Our (Animal) Partners

Making sure our sheep live their best lives.






Sheep are our partners in bringing our knits to life. So making sure they lead a happy existence is the least we can do.

Each Sheep Station we work with is ZQ certified. Meaning they conform to the highest animal welfare standards worldwide.

Not that you’d know it.
Smiling isn’t really their thing.

 


Living naturally

All our Merino sheep live in New Zealand’s High Country. With loads of space to walk, run around and turn up their bleats.

Each station must offer five basic freedoms to the sheep. With human intervention only happening when there is a risk to the sheep’s wellbeing.

To ensure they are free to live their happiest, fullest lives.


The five essential freedoms.

Free to live naturally

All our sheep are free range. Free to roam in vast open pastures, with typically more than an acre of space each, though they prefer to roam with their mates. With so much land available and a hands off approach, they’re free to act naturally, and display normal patterns of behaviour.

Free from distress

All our Growers must handle and manage their sheep to avoid any unnecessary stress and pain.
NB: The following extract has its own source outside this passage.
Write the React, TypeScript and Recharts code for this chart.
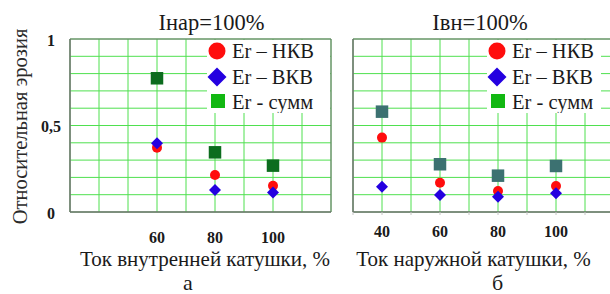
import React from 'react';
import { ScatterChart, Scatter, XAxis, YAxis, CartesianGrid, Legend, ReferenceArea } from 'recharts';

// ---- data ----
const innerCoilCurrent = [60, 80, 100];
const innerNkv = [0.372, 0.214, 0.152];
const innerVkv = [0.397, 0.127, 0.112];
const innerSum = [0.773, 0.345, 0.268];

const outerCoilCurrent = [40, 60, 80, 100];
const outerNkv = [0.43, 0.169, 0.121, 0.15];
const outerVkv = [0.146, 0.098, 0.088, 0.108];
const outerSum = [0.58, 0.276, 0.21, 0.266];

const xGridTicks = [30, 40, 50, 60, 70, 80, 90, 100, 110, 120];
const yGridTicks = [0, 0.1, 0.2, 0.3, 0.4, 0.5, 0.6, 0.7, 0.8, 0.9, 1];
const innerTickLabels = [60, 80, 100];
const outerTickLabels = [40, 60, 80, 100];
const yTickValues = [0, 0.5, 1];
const yTickTexts = ['0', '0,5', '1'];
const seriesNames = ['Er – НКВ', 'Er – ВКВ', 'Er - сумм'];
const panelTitles = ['Iнар=100%', 'Iвн=100%'];
const axisTitles = ['Ток внутренней катушки, %', 'Ток наружной катушки, %'];
const panelLetters = ['а', 'б'];
const yAxisTitle = 'Относительная эрозия';

// ---- styles ----
const FONT = '"Liberation Serif", "Times New Roman", serif';
const TEXT = '#1a1a1a';
const GRID = '#4fe04f';
const BORDER = '#707070';
const RED = '#ff0d0d';
const BLUE = '#2400e0';
const LEGEND_GREEN = '#12b812';
const INNER_SUM = '#0c6c1e';
const OUTER_SUM = '#3c7171';

const circleShape = (r: number, color: string) => (p: any) => (
  <circle cx={p.cx} cy={p.cy} r={r} fill={color} />
);
const diamondShape = (h: number, color: string) => (p: any) => (
  <path d={`M${p.cx},${p.cy - h}L${p.cx + h},${p.cy}L${p.cx},${p.cy + h}L${p.cx - h},${p.cy}Z`} fill={color} />
);
const squareShape = (s: number, color: string) => (p: any) => (
  <rect x={p.cx - s / 2} y={p.cy - s / 2} width={s} height={s} fill={color} />
);

const LEGEND_H = 73;

const LegendBox = ({ width }: { width: number }) => (
  <svg width={width} height={LEGEND_H} style={{ display: 'block', background: '#fff' }}>
    <circle cx={10} cy={11} r={8.5} fill={RED} />
    <path d="M10,27.5L19.5,37L10,46.5L0.5,37Z" fill={BLUE} />
    <rect x={4} y={54} width={14} height={14} fill={LEGEND_GREEN} />
    {seriesNames.map((n, i) => (
      <text key={n} x={25} y={18 + i * 25.5} fontFamily={FONT} fontSize={20.5} fill={TEXT}>
        {n}
      </text>
    ))}
  </svg>
);

interface PanelProps {
  left: number;
  chartWidth: number;
  yAxisWidth: number;
  marginRight: number;
  categories: number[];
  nkv: number[];
  vkv: number[];
  sum: number[];
  sumColor: string;
  sumSize: number;
  tickLabels: number[];
  tickDy: number;
  showYLabels: boolean;
  showTickMarks: boolean;
  legendLeft: number;
  legendWidth: number;
}

function Panel(props: PanelProps) {
  const toPoints = (vals: number[]) => props.categories.map((c, i) => ({ x: c, y: vals[i] }));
  const xTick = (p: any) =>
    props.tickLabels.includes(p.payload.value) ? (
      <text x={p.x} y={p.y + props.tickDy} textAnchor="middle" fontFamily={FONT} fontWeight="bold" fontSize={16} fill={TEXT}>
        {p.payload.value}
      </text>
    ) : (
      <g />
    );
  const yTick = (p: any) => {
    const idx = yTickValues.indexOf(p.payload.value);
    if (!props.showYLabels || idx < 0) return <g />;
    return (
      <text x={p.x - 11} y={p.y + 6.5} textAnchor="middle" fontFamily={FONT} fontWeight="bold" fontSize={16} fill={TEXT}>
        {yTickTexts[idx]}
      </text>
    );
  };
  return (
    <div style={{ position: 'absolute', left: props.left, top: 0 }}>
      <ScatterChart width={props.chartWidth} height={294} margin={{ top: 39, right: props.marginRight, bottom: 0, left: 0 }}>
        <CartesianGrid stroke={GRID} strokeWidth={1} />
        <XAxis
          type="number"
          dataKey="x"
          domain={[30, 120]}
          ticks={xGridTicks}
          interval={0}
          height={82}
          axisLine={{ stroke: BORDER }}
          tickLine={props.showTickMarks ? { stroke: '#c4c4c4' } : false}
          tickSize={3}
          tickMargin={5}
          tick={xTick}
        />
        <YAxis
          type="number"
          dataKey="y"
          domain={[0, 1]}
          ticks={yGridTicks}
          interval={0}
          width={props.yAxisWidth}
          axisLine={{ stroke: BORDER }}
          tickLine={false}
          tickSize={3}
          tickMargin={5}
          tick={yTick}
        />
        <ReferenceArea x1={30} x2={120} y1={0} y2={1} fill="none" fillOpacity={0} stroke={BORDER} strokeWidth={1} />
        <Legend
          layout="vertical"
          align="center"
          verticalAlign="middle"
          wrapperStyle={{ left: props.legendLeft, top: 40, width: props.legendWidth, height: LEGEND_H }}
          content={() => <LegendBox width={props.legendWidth} />}
        />
        <Scatter name={seriesNames[2]} data={toPoints(props.sum)} fill={props.sumColor} shape={squareShape(props.sumSize, props.sumColor)} isAnimationActive={false} />
        <Scatter name={seriesNames[0]} data={toPoints(props.nkv)} fill={RED} shape={circleShape(5, RED)} isAnimationActive={false} />
        <Scatter name={seriesNames[1]} data={toPoints(props.vkv)} fill={BLUE} shape={diamondShape(6, BLUE)} isAnimationActive={false} />
      </ScatterChart>
    </div>
  );
}

export default function App() {
  return (
    <div style={{ position: 'absolute', left: 0, top: 0, width: 610, height: 294, overflow: 'hidden', background: '#fff' }}>
      <Panel
        left={0}
        chartWidth={340}
        yAxisWidth={70}
        marginRight={9}
        categories={innerCoilCurrent}
        nkv={innerNkv}
        vkv={innerVkv}
        sum={innerSum}
        sumColor={INNER_SUM}
        sumSize={12.5}
        tickLabels={innerTickLabels}
        tickDy={22.7}
        showYLabels={true}
        showTickMarks={false}
        legendLeft={207}
        legendWidth={123}
      />
      <Panel
        left={340}
        chartWidth={280}
        yAxisWidth={13}
        marginRight={6}
        categories={outerCoilCurrent}
        nkv={outerNkv}
        vkv={outerVkv}
        sum={outerSum}
        sumColor={OUTER_SUM}
        sumSize={12.5}
        tickLabels={outerTickLabels}
        tickDy={16.7}
        showYLabels={false}
        showTickMarks={true}
        legendLeft={147}
        legendWidth={114}
      />
      <svg width={610} height={294} style={{ position: 'absolute', left: 0, top: 0, pointerEvents: 'none' }}>
        <g fontFamily={FONT} fill={TEXT}>
          <text x={211.5} y={30} textAnchor="middle" fontSize={22.5}>{panelTitles[0]}</text>
          <text x={480} y={30} textAnchor="middle" fontSize={22.5}>{panelTitles[1]}</text>
          <text transform="translate(27,126.5) rotate(-90)" textAnchor="middle" fontSize={20.5} fill="#2a2a2a">{yAxisTitle}</text>
          <text x={205} y={265.5} textAnchor="middle" fontSize={21}>{axisTitles[0]}</text>
          <text x={473.5} y={265.5} textAnchor="middle" fontSize={21}>{axisTitles[1]}</text>
          <text x={188} y={289.5} textAnchor="middle" fontSize={22}>{panelLetters[0]}</text>
          <text x={497.5} y={289.5} textAnchor="middle" fontSize={22}>{panelLetters[1]}</text>
        </g>
      </svg>
    </div>
  );
}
That’s why mulesing – a painful on-farm procedure traditionally used to prevent flystrike disease - is NOT permitted on our farms. Farm facilities are also maintained to ensure they don’t pose a risk of injury. Safety first, always.

Free from thirst

All our sheep are farmed in a manner where they can forage as they please. Well fed sheep with good nutrition are better able to cope with natural stress, like extreme weather. Growers manage their farms to ensure their sheep always have access to clean water and adequate nutrition

Free from discomfort

Over the years, our woollen friends have evolved in environments with extremes of heat and cold, largely on account of their fleece. This means they’re able to survive and thrive in varying conditions. However, to give them a helping hand, our Growers go that step further to protect sheep from distress. By ensuring they have adequate shade and shelter available at all times.

Free from disease

To minimise stress or discomfort, Growers regularly monitor their flock to prevent disease, illness and to rapidly diagnose animal health issues.
A lot of our Growers come from sheep farming families, where stockmanship knowledge is developed and passed on over generations of farming.

About shearing

The sheep’s fibre is harvested through a process called shearing. Which is a bit like getting a 'number 4' haircut.

Shearers are highly skilled people and pride themselves on the careful handling of the sheep. They leave a good covering of wool on the sheep, to keep them warm.

All our farms are third party audited, including random audits during the shearing season to ensure the high standard of animal welfare is maintained.

Our Sheep Stations

Working with partners who care as much as we do.

 

 

 

Happiest sheep = Best wool

Looking after our sheep is not only the right thing to do. It’s the clever thing to do too. Distressed sheep create breakages in the wool fibre. Meaning poor quality wool.

Our Merino wool is the best out there.
Which means our sheep are the happiest sheep out there.

ZQ Certified

The ZQ certification is a strictly audited standard for animal and environmental welfare. With less than 1% of sheep stations worldwide being eligible for the program.

Being ZQ certified means sheep are humanely treated, well fed, live naturally and have healthy lives, and are not subjected to mulesing. It also ensures that biodiversity must be a top priority for any sheep station that qualifies.

 

Playing their (environmental) part

First things first. Sheep produce methane. And there is no denying that industrial farming carries a huge responsibility for our climate crisis.

However, our sheep prove that they can be part of the solution. By being an active part of the regenerative farming ecosystem.

Keeping the farm’s soil healthy by closing the nutrient loop and reducing the need for fertilisers. Meaning they play a crucial part in us being able to provide wool which has a negative CO2 footprint.

So in this case they are not guilty by association.

 

Sheep and seaweed?

 

We are currently trialling seaweed supplements with the sheep’s feed to reduce methane impact. In trials this has reduced methane by up to 70%. And should the trial positively conclude, will be looking to implement this throughout our sheep stations.




 

Strictly no mulesing

We have a strict no mulesing policy, but in any case, mulesing is also prohibited in New Zealand. Mulesing is a surgical procedure that removes a section of skin from the sheep’s rear. It is carried out to reduce the risk of attack by flies (often described as flystrike). Our farmers have adopted integrated strategies to manage the risk of flystrike, without mulesing.

Sheep included

We want you to feel connected to nature and understand where our things come from, so each of our items comes with its very own trackable sheep. You’ll get updates when they’re on the move, getting a haircut, or having little lambs of their own.


They’ll also never bother you with voice notes or views on current political structures, because they’re sheep.